Outro ponto amargo de Aquaman 2 é a maneira como Mera, personagem interpretada pela atriz Amber Heard, é tratada no filme. Enquanto no antecessor a heroína tem uma atuação marcante e decisiva na narrativa, na sequência ela funciona basicamente como um deus ex machina, existindo na trama apenas para oferecer soluções rápidas para ameaças iminentes.

É extremamente incômodo ver como a importância da personagem é reduzida. Mera orbita a vida de Arthur Curry apenas para estabelecer que, agora, ela é esposa e mãe do filho do herói, e que ocasionalmente usa seus poderes para proteger Atlântida. A atriz faz o que pode com esse descaso impulsionado por fatores externos, mas não deixa de ser triste e até injusto ver como uma personagem, que poderia ter crescido tanto na narrativa, é tratada como uma função meramente ilustrativa no longa.
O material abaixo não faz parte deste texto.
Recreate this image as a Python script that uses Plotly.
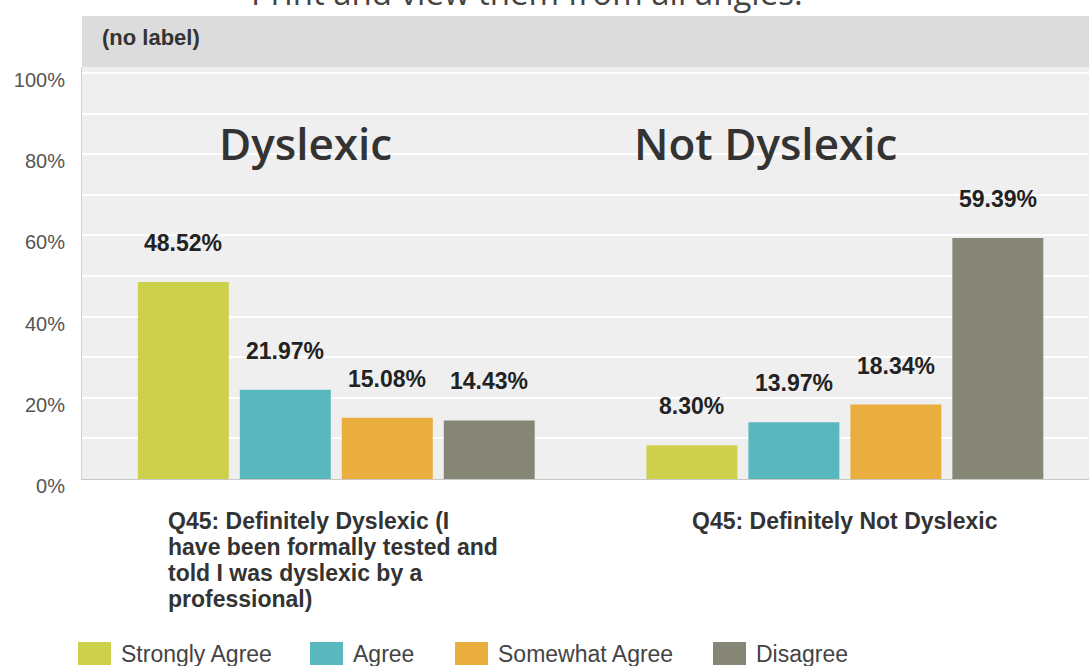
import plotly.graph_objects as go

# ---------------- data ----------------
categories = [
    "Q45: Definitely Dyslexic (I have been formally tested and told I was dyslexic by a professional)",
    "Q45: Definitely Not Dyslexic",
]
category_labels = [
    "Q45: Definitely Dyslexic (I<br>have been formally tested and<br>told I was dyslexic by a<br>professional)",
    "Q45: Definitely Not Dyslexic",
]
group_titles = ["Dyslexic", "Not Dyslexic"]
series_names = ["Strongly Agree", "Agree", "Somewhat Agree", "Disagree"]
strongly_agree = [48.52, 8.30]
agree = [21.97, 13.97]
somewhat_agree = [15.08, 18.34]
disagree = [14.43, 59.39]
y_tick_values = [0, 20, 40, 60, 80, 100]
y_tick_labels = ["0%", "20%", "40%", "60%", "80%", "100%"]
y_minor_values = [10, 30, 50, 70, 90]
panel_label = "(no label)"
top_text = "Print and view them from all angles."

series_values = [strongly_agree, agree, somewhat_agree, disagree]
colors = ["#cdd04b", "#58b8be", "#eaae3f", "#868677"]

# ---------------- layout helpers ----------------
W, H = 1089, 666
PL, PR, PT, PB = 82, 1089, 67, 479
BARGAP = 0.198
BARGROUPGAP = 0.108
CAT_LINE_STEP = 26        # px between label lines
CAT_BLOCK_HALF = 170      # half width of a multi-line label block (px)


def px(x):
    return (x - PL) / (PR - PL)


def py(y):
    return (PB - y) / (PB - PT)


FONT = "Arial, Liberation Sans, sans-serif"

fig = go.Figure()
for name, vals, col in zip(series_names, series_values, colors):
    fig.add_trace(go.Bar(
        x=categories, y=vals, name=name,
        marker=dict(color=col, line=dict(width=0)),
        showlegend=False, hoverinfo="skip",
    ))

annotations = []
# value labels above bars
slot = (1 - BARGAP) / len(series_names)
for s, vals in enumerate(series_values):
    for i, v in enumerate(vals):
        annotations.append(dict(
            xref="x", yref="y", x=i + (s - 1.5) * slot, y=v,
            text=f"{v:.2f}%", showarrow=False, yanchor="middle", yshift=39,
            font=dict(family=FONT, size=23, color="#222222", weight="bold"),
        ))

# category labels under axis (one annotation per line for tight spacing)
for i, lab in enumerate(category_labels):
    lines = lab.split("<br>")
    multi = len(lines) > 1
    for k, line in enumerate(lines):
        annotations.append(dict(
            xref="x", yref="paper", x=i, y=0, text=line, showarrow=False,
            xanchor="left" if multi else "center", yanchor="top",
            xshift=-CAT_BLOCK_HALF if multi else 0,
            yshift=-27 - k * CAT_LINE_STEP,
            font=dict(family=FONT, size=23, color="#333333", weight="bold"),
        ))

# big group titles
for t, cx in zip(group_titles, [305, 765]):
    annotations.append(dict(
        xref="paper", yref="paper", x=px(cx), y=py(143), text=t,
        showarrow=False, xanchor="center", yanchor="middle",
        font=dict(family="Open Sans, sans-serif", size=44, color="#333333", weight=600),
    ))

# panel header label
annotations.append(dict(
    xref="paper", yref="paper", x=px(100), y=py(38), text=panel_label,
    showarrow=False, xanchor="left", yanchor="middle",
    font=dict(family=FONT, size=22, color="#333333", weight="bold"),
))

# cut-off text at top
annotations.append(dict(
    xref="paper", yref="paper", x=px(805), y=py(17), text=top_text,
    showarrow=False, xanchor="right", yanchor="bottom",
    font=dict(family="Open Sans, sans-serif", size=33, color="#444444"),
))

shapes = [dict(
    type="rect", xref="paper", yref="paper", x0=0, x1=1.02,
    y0=1, y1=py(16), fillcolor="#dcdcdc", line=dict(width=0), layer="below",
)]

# custom legend
legend_x = [78, 310, 455, 713]
for name, col, lx in zip(series_names, colors, legend_x):
    shapes.append(dict(
        type="rect", xref="paper", yref="paper",
        x0=px(lx), x1=px(lx + 33), y0=py(665), y1=py(642),
        fillcolor=col, line=dict(width=0),
    ))
    annotations.append(dict(
        xref="paper", yref="paper", x=px(lx + 41), y=py(654), text=name,
        showarrow=False, xanchor="left", yanchor="middle",
        font=dict(family=FONT, size=23, color="#444444"),
    ))

fig.update_layout(
    width=W, height=H,
    margin=dict(l=PL, r=W - PR, t=PT, b=H - PB, pad=0),
    paper_bgcolor="white", plot_bgcolor="#efefef",
    barmode="group", bargap=BARGAP, bargroupgap=BARGROUPGAP,
    annotations=annotations, shapes=shapes, showlegend=False,
    xaxis=dict(
        type="category", range=[-0.5, 1.48], showticklabels=False,
        showgrid=False, zeroline=False, showline=True,
        linecolor="#c8c8c8", linewidth=1, ticks="",
    ),
    yaxis=dict(
        range=[0, (PB - PT) / 4.06], tickvals=y_tick_values, ticktext=y_tick_labels,
        showgrid=True, gridcolor="white", gridwidth=2,
        minor=dict(tickvals=y_minor_values, showgrid=True, gridcolor="white", gridwidth=2),
        zeroline=False, showline=True, linecolor="#d0d0d0", linewidth=1,
        ticks="", ticklabelshift=7, ticklabelstandoff=12,
        tickfont=dict(family=FONT, size=20, color="#555555"),
    ),
)

fig.write_html("out.html")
Antagonistas são tão rasos que não provocam senso de urgência em Aquaman 2.

Nem mesmo a dinâmica de Arthur com Mera, elemento explorado no primeiro filme, consegue chamar sua atenção – até porque ela é praticamente inexistente. A tentativa de replicar a vivacidade contagiante do Aquaman de 2018, seja nos aspectos visuais ou na relação entre seus personagens, encontra pouco êxito na sequência, que parece estar mais ansiosa para encerrar de uma vez por todas esse capítulo tão conturbado da jornada da DC do que para construir uma obra que consiga sair da mesmice. Nem o próprio Jason Momoa se esforça o bastante para que o filme não aparente um desgaste preocupante do começo ao fim.

Assim, embora conte com a expertise de James Wan e abrace as bobeiras do formato sem vergonha alguma, Aquaman 2: O Reino Perdido é um – e perdão por mais uma comparação clichê com o universo marítimo – navio que, durante pouco mais de duas horas, naufraga no meio do oceano, sem deixar sobreviventes para contar essa triste história. Resta saber agora se a próxima fase do estúdio vai continuar honrando seu diferencial de criar identidades próprias, ou se vai apenas aceitar as regras medíocres do formato na tentativa de replicar o que um dia foi relevante.

Nota: 2,5 de 5.

Aquaman 2: O Reino Perdido está em cartaz nos cinemas brasileiros.